-- GIVEN DATA start --

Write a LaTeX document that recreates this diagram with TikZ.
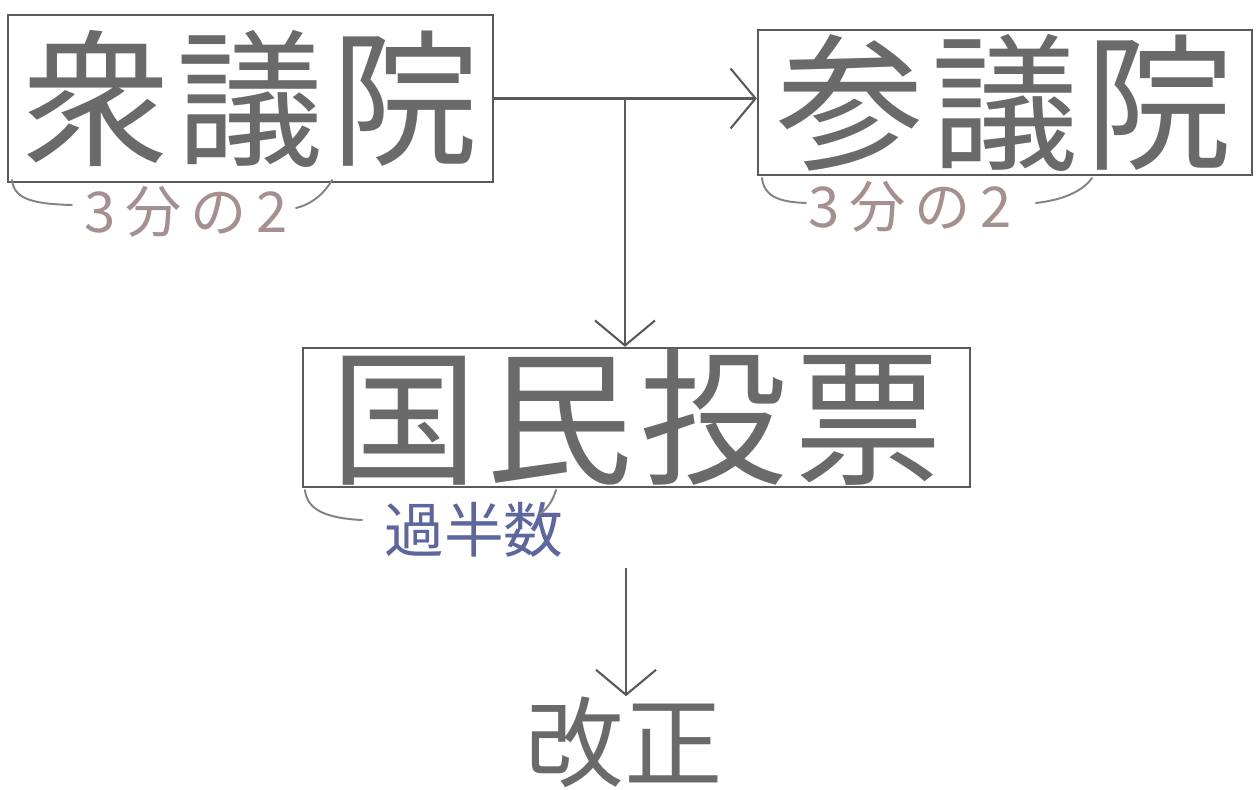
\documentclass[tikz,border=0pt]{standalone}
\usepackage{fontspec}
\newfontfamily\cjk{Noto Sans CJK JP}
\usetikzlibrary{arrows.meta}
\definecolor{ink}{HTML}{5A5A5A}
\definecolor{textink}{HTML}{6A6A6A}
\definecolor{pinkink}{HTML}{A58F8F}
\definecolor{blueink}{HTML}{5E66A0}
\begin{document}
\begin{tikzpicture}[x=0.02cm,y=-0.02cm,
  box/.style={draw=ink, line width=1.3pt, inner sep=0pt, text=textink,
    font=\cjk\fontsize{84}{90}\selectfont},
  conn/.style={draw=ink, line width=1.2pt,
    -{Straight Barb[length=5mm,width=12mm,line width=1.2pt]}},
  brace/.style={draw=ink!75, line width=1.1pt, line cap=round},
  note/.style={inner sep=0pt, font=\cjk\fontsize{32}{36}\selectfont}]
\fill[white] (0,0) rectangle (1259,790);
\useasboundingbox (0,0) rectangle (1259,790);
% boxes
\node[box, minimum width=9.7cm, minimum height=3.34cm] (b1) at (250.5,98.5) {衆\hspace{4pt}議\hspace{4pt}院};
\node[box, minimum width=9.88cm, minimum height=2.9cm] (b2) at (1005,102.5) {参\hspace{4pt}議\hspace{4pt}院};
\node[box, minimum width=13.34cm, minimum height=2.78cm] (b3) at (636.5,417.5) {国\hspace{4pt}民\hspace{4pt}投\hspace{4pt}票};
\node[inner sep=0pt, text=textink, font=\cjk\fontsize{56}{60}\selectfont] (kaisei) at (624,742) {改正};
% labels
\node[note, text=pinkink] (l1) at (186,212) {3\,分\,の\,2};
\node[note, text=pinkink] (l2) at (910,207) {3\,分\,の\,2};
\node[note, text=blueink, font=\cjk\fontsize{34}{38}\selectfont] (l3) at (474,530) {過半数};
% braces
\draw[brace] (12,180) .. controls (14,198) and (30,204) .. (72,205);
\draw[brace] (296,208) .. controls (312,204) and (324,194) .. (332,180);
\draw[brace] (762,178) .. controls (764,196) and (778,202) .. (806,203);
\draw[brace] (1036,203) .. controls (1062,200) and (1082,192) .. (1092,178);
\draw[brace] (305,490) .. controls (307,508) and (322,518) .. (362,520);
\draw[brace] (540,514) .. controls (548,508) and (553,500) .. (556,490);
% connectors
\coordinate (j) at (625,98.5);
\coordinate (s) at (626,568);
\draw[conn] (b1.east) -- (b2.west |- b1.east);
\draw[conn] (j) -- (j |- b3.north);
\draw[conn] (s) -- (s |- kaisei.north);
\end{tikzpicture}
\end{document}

-- GIVEN DATA end --

_EXERCISE INSTRUCTIONS_
Pictures are excluded; output everything else in the data verbatim.

_EXERCISE OUTPUT_
Write a LaTeX document that recreates this diagram with TikZ.
\documentclass[tikz,border=0pt]{standalone}
\usepackage{fontspec}
\newfontfamily\cjk{Noto Sans CJK JP}
\usetikzlibrary{arrows.meta}
\definecolor{ink}{HTML}{5A5A5A}
\definecolor{textink}{HTML}{6A6A6A}
\definecolor{pinkink}{HTML}{A58F8F}
\definecolor{blueink}{HTML}{5E66A0}
\begin{document}
\begin{tikzpicture}[x=0.02cm,y=-0.02cm,
  box/.style={draw=ink, line width=1.3pt, inner sep=0pt, text=textink,
    font=\cjk\fontsize{84}{90}\selectfont},
  conn/.style={draw=ink, line width=1.2pt,
    -{Straight Barb[length=5mm,width=12mm,line width=1.2pt]}},
  brace/.style={draw=ink!75, line width=1.1pt, line cap=round},
  note/.style={inner sep=0pt, font=\cjk\fontsize{32}{36}\selectfont}]
\fill[white] (0,0) rectangle (1259,790);
\useasboundingbox (0,0) rectangle (1259,790);
% boxes
\node[box, minimum width=9.7cm, minimum height=3.34cm] (b1) at (250.5,98.5) {衆\hspace{4pt}議\hspace{4pt}院};
\node[box, minimum width=9.88cm, minimum height=2.9cm] (b2) at (1005,102.5) {参\hspace{4pt}議\hspace{4pt}院};
\node[box, minimum width=13.34cm, minimum height=2.78cm] (b3) at (636.5,417.5) {国\hspace{4pt}民\hspace{4pt}投\hspace{4pt}票};
\node[inner sep=0pt, text=textink, font=\cjk\fontsize{56}{60}\selectfont] (kaisei) at (624,742) {改正};
% labels
\node[note, text=pinkink] (l1) at (186,212) {3\,分\,の\,2};
\node[note, text=pinkink] (l2) at (910,207) {3\,分\,の\,2};
\node[note, text=blueink, font=\cjk\fontsize{34}{38}\selectfont] (l3) at (474,530) {過半数};
% braces
\draw[brace] (12,180) .. controls (14,198) and (30,204) .. (72,205);
\draw[brace] (296,208) .. controls (312,204) and (324,194) .. (332,180);
\draw[brace] (762,178) .. controls (764,196) and (778,202) .. (806,203);
\draw[brace] (1036,203) .. controls (1062,200) and (1082,192) .. (1092,178);
\draw[brace] (305,490) .. controls (307,508) and (322,518) .. (362,520);
\draw[brace] (540,514) .. controls (548,508) and (553,500) .. (556,490);
% connectors
\coordinate (j) at (625,98.5);
\coordinate (s) at (626,568);
\draw[conn] (b1.east) -- (b2.west |- b1.east);
\draw[conn] (j) -- (j |- b3.north);
\draw[conn] (s) -- (s |- kaisei.north);
\end{tikzpicture}
\end{document}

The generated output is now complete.